We get all the arguments: More money for our schools allows us to hire better qualified teachers and offer more and better special programs that (we hope) will result in higher performing students — all of which inures to making our community a better place to live.

Unfortunately, as Rod Thomson explains, no one can make a definitive case that more money automatically equals better results or that less money equals lower results.

The reason it’s difficult to support taxes for Florida schools in general is that no one wants to admit Florida’s public-school structure will never result in anything much different than the results we’ve seen — in spite of how hard teachers work or how good they are.

The reason for this starts with the State. It decides each local district’s property-tax rate to fund schools equally per student. And it dictates curricula and how money must be spent locally.

Special-interests, in turn, influence the State to require special programs, mandates and protections. This leads to a gazillion competing demands — programs for autism, pregnant teens, remediation, gifted students, the arts, science, sports, teacher tenure and on and on. Everyone expects his child to receive the same maximum, excellent resources as the next child.

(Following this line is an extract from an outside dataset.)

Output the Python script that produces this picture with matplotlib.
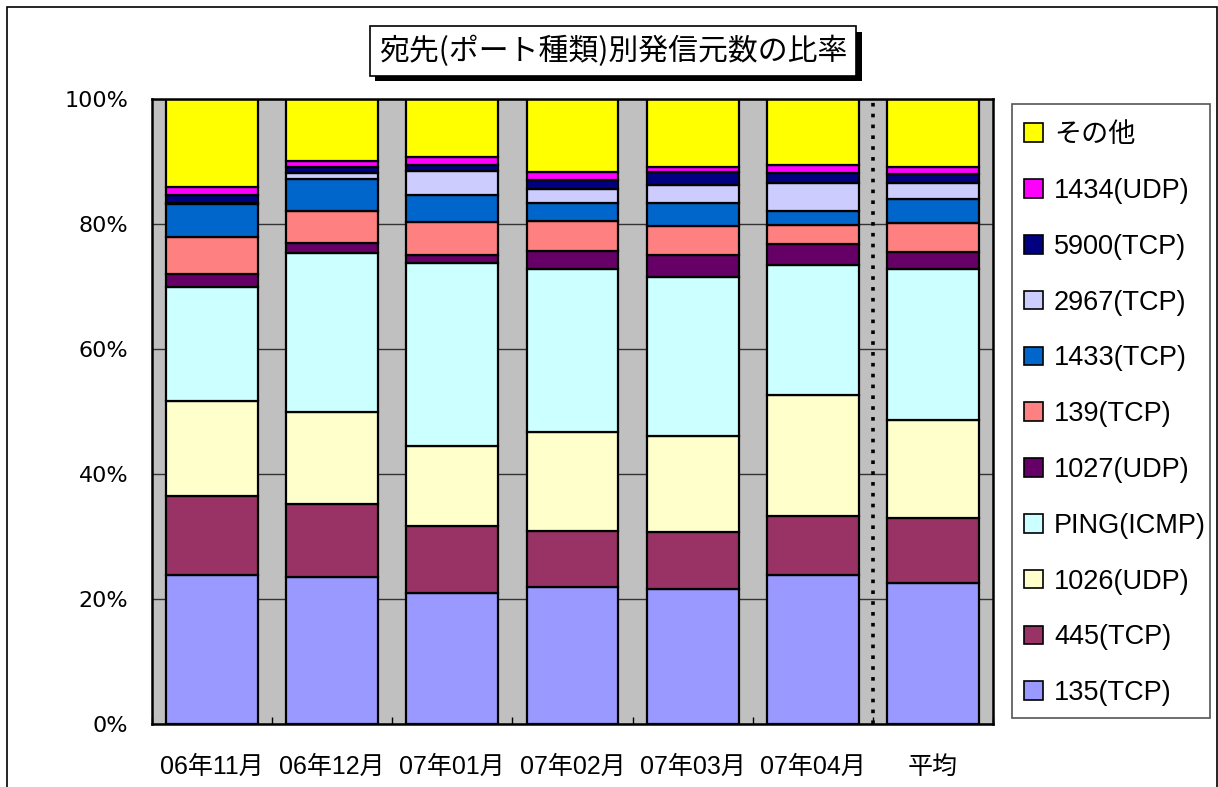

But this can and will never happen. It’s impossible to provide every child with an equal education.

Meanwhile, parents and taxpayers — the very people funding the education apparatus — have no control or can impose no accountability over how their school property-tax dollars are spent. They get what the State delivers. And if they complain to the local school district, the district says, “Sorry, the State dictates what we can do.” You must get the laws changed. Good luck.

For 30 years in Florida, there has been endless discussion of the sad state of public education and how we must reform it. Little has changed.

The place to start is to admit the truth: As long as the State allocates the money, we’ll be disappointed.

Imagine the innovation and improvements if you give taxpayers the freedom to control where their education dollars go. Imagine an education marketplace unleashed to compete.